— EXERCISE REQUIREMENTS —
Starting at the line that contains "Reproduce this diagram with TikZ." and stopping after the line that contains "(0,0) rectangle (908,679);", copy the lines exactly. Pictures are left out.

— SUPPLIED ENTRIES —
******

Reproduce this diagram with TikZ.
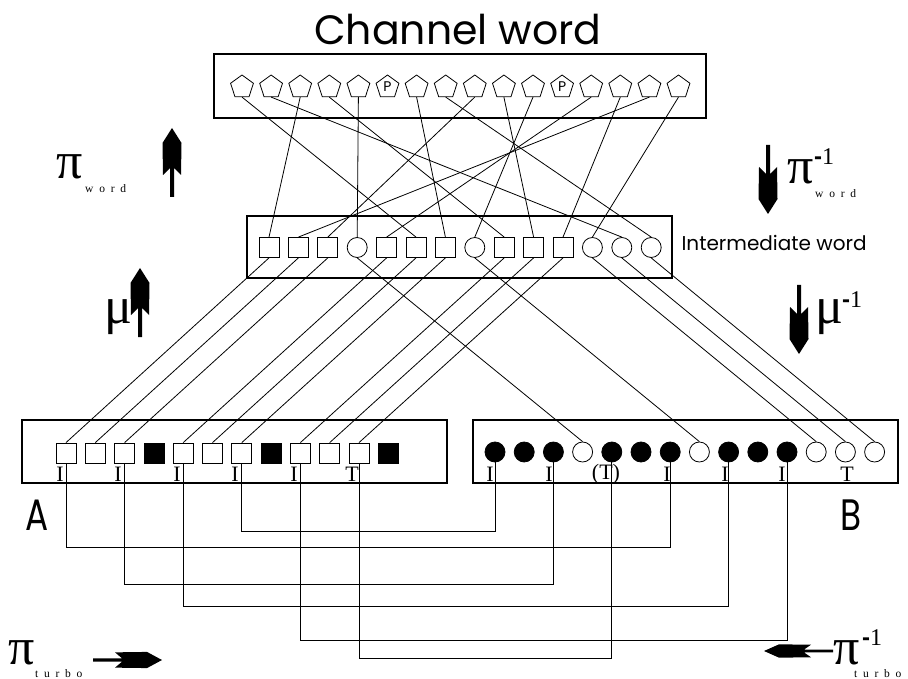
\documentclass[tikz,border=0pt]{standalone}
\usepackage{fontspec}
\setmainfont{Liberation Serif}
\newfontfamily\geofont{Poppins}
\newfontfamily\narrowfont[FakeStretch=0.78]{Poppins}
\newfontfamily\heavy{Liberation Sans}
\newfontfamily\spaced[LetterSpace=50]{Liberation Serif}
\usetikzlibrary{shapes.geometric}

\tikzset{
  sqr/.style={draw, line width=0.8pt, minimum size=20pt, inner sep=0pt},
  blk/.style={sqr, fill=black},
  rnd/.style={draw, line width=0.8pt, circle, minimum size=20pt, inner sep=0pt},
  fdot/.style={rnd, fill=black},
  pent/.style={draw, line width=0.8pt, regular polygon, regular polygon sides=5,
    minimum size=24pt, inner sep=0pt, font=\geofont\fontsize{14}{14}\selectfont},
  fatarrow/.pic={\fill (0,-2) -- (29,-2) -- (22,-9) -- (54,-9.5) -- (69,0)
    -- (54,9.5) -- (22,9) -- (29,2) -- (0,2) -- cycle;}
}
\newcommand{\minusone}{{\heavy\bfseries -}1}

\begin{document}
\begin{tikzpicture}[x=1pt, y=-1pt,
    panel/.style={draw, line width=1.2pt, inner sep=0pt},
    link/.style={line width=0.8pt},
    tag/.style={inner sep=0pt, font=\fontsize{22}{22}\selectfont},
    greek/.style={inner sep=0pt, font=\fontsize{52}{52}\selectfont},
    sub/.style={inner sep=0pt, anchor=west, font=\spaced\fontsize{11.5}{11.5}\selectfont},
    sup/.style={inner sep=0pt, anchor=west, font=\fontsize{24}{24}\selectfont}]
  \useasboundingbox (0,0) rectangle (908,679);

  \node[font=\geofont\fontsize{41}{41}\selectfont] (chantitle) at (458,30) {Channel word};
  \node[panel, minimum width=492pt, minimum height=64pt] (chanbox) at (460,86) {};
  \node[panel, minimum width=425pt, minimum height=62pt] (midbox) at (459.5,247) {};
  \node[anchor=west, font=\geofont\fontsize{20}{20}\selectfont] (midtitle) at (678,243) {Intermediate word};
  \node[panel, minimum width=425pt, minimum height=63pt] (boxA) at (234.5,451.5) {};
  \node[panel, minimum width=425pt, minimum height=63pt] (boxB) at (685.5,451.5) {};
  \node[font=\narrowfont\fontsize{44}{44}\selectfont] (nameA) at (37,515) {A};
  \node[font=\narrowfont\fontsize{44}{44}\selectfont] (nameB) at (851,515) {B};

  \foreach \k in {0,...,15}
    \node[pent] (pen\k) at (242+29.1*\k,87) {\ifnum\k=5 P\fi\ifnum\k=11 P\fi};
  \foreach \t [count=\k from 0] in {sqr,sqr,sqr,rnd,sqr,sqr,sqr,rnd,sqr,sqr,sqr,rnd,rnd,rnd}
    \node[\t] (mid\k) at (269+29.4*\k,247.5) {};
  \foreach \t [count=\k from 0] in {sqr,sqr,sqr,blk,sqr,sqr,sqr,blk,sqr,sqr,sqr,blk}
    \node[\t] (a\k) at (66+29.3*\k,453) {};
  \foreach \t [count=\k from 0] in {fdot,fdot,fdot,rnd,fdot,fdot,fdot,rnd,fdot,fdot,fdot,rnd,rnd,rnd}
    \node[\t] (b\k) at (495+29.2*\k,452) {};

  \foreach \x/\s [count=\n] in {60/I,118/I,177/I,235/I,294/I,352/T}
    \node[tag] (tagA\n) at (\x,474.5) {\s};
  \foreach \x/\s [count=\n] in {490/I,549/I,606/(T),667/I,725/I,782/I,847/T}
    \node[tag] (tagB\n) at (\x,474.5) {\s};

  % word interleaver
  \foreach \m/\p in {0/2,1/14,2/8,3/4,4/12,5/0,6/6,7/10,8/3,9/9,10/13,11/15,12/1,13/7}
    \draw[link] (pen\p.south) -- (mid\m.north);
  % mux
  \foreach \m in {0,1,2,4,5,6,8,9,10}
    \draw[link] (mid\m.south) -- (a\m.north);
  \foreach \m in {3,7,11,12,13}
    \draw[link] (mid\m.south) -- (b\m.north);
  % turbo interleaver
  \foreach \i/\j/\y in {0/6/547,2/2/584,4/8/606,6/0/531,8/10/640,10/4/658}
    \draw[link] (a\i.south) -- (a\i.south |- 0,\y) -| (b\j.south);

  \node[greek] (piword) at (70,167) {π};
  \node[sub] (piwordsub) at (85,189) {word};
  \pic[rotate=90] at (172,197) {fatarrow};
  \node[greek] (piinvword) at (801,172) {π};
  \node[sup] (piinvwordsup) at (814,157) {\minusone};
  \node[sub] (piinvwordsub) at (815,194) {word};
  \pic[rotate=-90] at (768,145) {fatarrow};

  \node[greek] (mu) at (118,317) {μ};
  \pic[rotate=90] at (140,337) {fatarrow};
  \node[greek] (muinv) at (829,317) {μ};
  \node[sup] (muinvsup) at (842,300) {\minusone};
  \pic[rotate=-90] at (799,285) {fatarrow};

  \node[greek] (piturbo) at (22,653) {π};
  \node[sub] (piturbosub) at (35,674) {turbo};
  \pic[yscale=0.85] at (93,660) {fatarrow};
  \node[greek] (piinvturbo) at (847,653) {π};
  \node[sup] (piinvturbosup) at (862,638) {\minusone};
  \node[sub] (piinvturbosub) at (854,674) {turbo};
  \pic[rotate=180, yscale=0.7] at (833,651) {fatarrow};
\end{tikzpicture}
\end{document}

******

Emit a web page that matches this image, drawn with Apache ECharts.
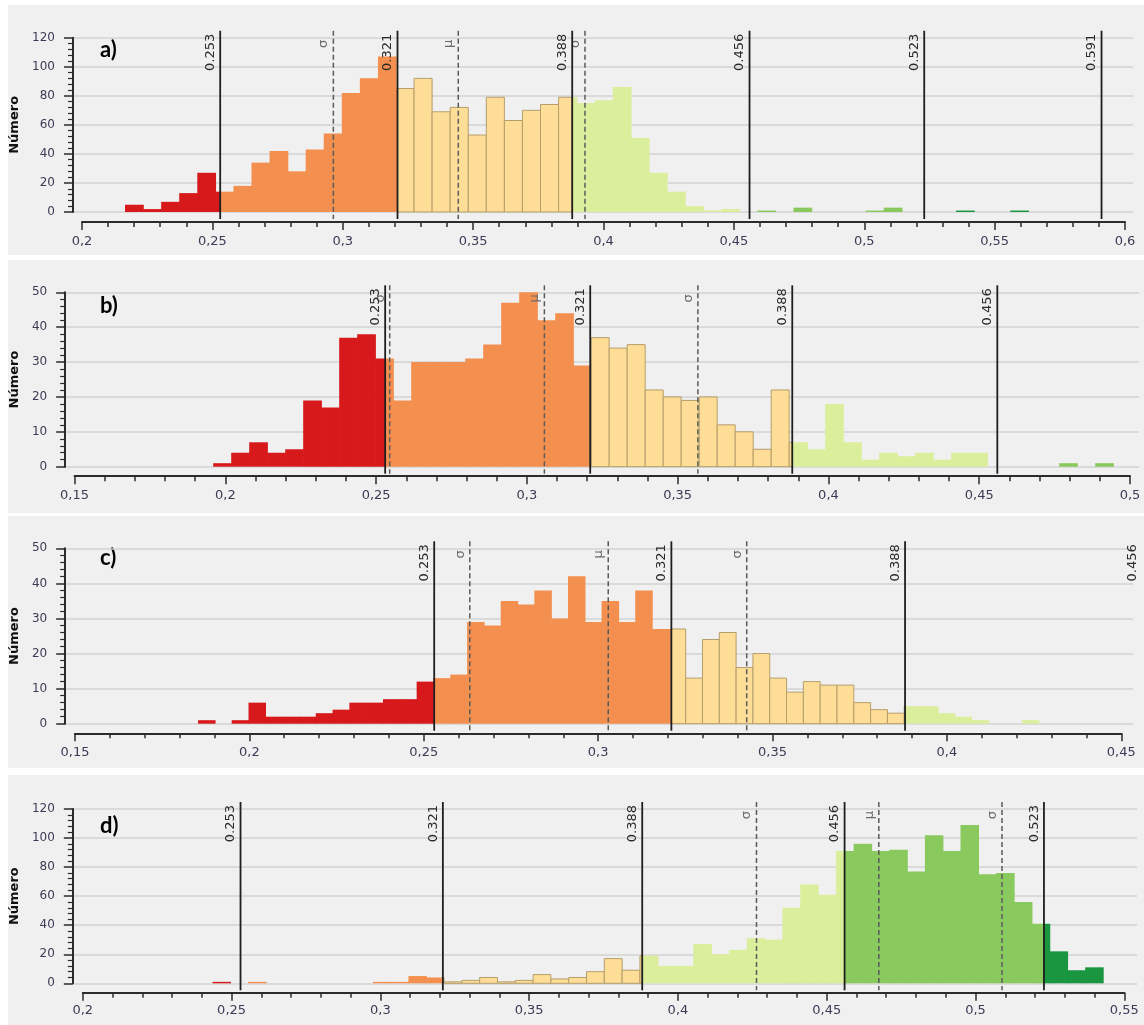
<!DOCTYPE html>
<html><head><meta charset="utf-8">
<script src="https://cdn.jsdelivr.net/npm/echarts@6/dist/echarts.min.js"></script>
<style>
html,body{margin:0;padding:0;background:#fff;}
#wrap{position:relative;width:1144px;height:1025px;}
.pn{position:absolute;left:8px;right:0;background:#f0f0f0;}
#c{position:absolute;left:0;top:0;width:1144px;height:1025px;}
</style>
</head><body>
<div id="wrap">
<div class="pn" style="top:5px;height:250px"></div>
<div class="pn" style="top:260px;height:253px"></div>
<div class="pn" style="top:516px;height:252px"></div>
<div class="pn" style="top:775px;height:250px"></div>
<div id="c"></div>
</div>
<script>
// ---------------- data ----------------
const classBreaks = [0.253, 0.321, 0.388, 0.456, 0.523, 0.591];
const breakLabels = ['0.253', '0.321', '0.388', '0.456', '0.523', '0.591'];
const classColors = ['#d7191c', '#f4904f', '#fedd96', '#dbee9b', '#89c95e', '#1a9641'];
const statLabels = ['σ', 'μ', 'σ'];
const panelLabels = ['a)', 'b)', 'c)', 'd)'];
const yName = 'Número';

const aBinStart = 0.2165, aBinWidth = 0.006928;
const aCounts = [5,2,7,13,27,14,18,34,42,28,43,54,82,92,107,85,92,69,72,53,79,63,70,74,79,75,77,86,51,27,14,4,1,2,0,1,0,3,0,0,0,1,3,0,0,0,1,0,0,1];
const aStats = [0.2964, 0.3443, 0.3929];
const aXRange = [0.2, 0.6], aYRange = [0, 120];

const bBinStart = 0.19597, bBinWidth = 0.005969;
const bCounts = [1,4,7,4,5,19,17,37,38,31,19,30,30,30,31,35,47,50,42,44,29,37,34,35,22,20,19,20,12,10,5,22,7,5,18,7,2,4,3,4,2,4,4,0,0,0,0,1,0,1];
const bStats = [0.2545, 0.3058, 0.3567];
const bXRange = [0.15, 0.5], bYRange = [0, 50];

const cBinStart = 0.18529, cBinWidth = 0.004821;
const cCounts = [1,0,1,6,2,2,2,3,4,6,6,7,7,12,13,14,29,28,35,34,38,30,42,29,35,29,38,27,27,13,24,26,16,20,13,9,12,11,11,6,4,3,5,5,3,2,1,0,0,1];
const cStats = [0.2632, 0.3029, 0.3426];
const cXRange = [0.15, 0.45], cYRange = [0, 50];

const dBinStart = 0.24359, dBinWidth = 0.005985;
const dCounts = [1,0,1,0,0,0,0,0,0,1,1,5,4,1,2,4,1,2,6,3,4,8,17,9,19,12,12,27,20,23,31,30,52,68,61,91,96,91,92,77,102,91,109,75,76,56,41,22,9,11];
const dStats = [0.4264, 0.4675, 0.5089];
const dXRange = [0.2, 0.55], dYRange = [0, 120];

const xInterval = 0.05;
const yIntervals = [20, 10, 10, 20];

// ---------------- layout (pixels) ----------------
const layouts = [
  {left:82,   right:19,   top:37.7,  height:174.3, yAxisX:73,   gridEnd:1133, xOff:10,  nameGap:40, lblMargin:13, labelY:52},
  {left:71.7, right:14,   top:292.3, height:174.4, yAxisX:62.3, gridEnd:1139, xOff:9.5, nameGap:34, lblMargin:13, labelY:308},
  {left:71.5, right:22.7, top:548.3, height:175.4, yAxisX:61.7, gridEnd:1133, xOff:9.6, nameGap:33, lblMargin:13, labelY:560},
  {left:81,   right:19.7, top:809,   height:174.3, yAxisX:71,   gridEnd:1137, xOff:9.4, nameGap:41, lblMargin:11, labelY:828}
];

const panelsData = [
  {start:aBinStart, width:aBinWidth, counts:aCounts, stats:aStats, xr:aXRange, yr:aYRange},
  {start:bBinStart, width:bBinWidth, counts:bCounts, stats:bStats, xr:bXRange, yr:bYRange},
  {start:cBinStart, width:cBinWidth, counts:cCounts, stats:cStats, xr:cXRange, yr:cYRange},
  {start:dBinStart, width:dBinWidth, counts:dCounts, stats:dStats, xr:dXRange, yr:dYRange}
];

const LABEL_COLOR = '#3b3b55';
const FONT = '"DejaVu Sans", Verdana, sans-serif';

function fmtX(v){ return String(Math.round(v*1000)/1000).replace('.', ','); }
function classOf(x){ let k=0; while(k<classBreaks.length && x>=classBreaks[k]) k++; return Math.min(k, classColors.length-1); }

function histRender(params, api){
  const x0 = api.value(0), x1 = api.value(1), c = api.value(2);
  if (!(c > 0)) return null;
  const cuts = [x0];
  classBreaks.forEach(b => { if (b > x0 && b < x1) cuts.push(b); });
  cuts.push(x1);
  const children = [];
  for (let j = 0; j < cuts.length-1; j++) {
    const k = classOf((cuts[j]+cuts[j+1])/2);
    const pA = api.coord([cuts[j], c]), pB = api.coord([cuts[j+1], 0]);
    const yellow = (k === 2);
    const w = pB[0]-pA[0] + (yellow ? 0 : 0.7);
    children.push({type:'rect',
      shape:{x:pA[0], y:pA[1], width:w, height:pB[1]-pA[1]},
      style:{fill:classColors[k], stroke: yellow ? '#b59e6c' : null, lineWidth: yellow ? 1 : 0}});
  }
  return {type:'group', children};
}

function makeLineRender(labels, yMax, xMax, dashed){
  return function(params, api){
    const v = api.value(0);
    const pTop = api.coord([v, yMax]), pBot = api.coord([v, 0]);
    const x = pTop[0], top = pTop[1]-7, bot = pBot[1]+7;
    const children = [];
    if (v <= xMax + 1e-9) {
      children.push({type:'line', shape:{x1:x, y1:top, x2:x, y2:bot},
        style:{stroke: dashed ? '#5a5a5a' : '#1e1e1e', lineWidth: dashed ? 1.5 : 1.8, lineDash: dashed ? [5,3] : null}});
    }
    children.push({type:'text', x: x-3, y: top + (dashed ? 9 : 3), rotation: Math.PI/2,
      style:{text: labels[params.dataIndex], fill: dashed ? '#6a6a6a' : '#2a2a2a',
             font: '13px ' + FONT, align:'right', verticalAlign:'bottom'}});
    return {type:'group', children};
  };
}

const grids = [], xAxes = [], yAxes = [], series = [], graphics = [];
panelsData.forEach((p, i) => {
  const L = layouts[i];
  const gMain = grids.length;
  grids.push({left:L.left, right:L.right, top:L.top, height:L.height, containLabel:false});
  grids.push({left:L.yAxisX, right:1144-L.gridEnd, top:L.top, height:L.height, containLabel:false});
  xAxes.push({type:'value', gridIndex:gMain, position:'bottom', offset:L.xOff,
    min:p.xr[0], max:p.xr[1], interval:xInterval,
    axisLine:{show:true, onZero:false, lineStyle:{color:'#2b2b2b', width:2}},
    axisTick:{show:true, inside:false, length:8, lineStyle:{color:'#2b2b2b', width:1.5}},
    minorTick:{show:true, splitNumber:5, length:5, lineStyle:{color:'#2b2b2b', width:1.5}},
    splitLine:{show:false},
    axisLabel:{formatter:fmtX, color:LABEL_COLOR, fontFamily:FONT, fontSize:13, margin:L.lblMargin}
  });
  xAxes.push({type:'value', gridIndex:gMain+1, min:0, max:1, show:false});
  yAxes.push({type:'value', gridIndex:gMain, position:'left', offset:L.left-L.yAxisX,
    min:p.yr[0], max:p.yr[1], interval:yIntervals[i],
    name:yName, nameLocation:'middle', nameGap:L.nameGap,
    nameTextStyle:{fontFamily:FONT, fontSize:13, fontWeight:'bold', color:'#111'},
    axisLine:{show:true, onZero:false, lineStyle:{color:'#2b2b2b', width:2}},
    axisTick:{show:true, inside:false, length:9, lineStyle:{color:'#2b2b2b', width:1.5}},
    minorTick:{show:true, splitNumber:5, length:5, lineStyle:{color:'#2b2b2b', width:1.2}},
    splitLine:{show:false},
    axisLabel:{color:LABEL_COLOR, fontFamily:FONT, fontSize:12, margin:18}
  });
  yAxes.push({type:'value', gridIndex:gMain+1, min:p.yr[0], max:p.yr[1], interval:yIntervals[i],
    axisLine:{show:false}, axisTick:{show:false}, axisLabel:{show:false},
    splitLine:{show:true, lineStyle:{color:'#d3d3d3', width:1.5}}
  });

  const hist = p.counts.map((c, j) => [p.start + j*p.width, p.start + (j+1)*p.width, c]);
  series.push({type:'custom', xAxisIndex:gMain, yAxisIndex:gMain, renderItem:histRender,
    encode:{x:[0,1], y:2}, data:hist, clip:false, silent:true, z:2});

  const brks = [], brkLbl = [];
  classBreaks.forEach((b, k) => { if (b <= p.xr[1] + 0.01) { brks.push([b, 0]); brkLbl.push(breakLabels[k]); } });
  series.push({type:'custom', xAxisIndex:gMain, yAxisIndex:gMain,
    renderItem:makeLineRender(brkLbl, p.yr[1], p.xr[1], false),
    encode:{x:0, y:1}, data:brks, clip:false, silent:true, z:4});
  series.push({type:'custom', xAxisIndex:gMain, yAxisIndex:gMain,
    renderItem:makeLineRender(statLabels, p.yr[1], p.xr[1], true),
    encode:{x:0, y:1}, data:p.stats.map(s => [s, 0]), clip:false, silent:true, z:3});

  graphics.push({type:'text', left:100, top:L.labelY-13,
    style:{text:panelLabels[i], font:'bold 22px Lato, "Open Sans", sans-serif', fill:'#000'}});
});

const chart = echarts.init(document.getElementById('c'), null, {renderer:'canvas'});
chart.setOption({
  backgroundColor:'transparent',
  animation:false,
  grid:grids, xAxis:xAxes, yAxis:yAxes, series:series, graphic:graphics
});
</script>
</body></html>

******

— ANSWER FOR THE TASK —
Reproduce this diagram with TikZ.
\documentclass[tikz,border=0pt]{standalone}
\usepackage{fontspec}
\setmainfont{Liberation Serif}
\newfontfamily\geofont{Poppins}
\newfontfamily\narrowfont[FakeStretch=0.78]{Poppins}
\newfontfamily\heavy{Liberation Sans}
\newfontfamily\spaced[LetterSpace=50]{Liberation Serif}
\usetikzlibrary{shapes.geometric}

\tikzset{
  sqr/.style={draw, line width=0.8pt, minimum size=20pt, inner sep=0pt},
  blk/.style={sqr, fill=black},
  rnd/.style={draw, line width=0.8pt, circle, minimum size=20pt, inner sep=0pt},
  fdot/.style={rnd, fill=black},
  pent/.style={draw, line width=0.8pt, regular polygon, regular polygon sides=5,
    minimum size=24pt, inner sep=0pt, font=\geofont\fontsize{14}{14}\selectfont},
  fatarrow/.pic={\fill (0,-2) -- (29,-2) -- (22,-9) -- (54,-9.5) -- (69,0)
    -- (54,9.5) -- (22,9) -- (29,2) -- (0,2) -- cycle;}
}
\newcommand{\minusone}{{\heavy\bfseries -}1}

\begin{document}
\begin{tikzpicture}[x=1pt, y=-1pt,
    panel/.style={draw, line width=1.2pt, inner sep=0pt},
    link/.style={line width=0.8pt},
    tag/.style={inner sep=0pt, font=\fontsize{22}{22}\selectfont},
    greek/.style={inner sep=0pt, font=\fontsize{52}{52}\selectfont},
    sub/.style={inner sep=0pt, anchor=west, font=\spaced\fontsize{11.5}{11.5}\selectfont},
    sup/.style={inner sep=0pt, anchor=west, font=\fontsize{24}{24}\selectfont}]
  \useasboundingbox (0,0) rectangle (908,679);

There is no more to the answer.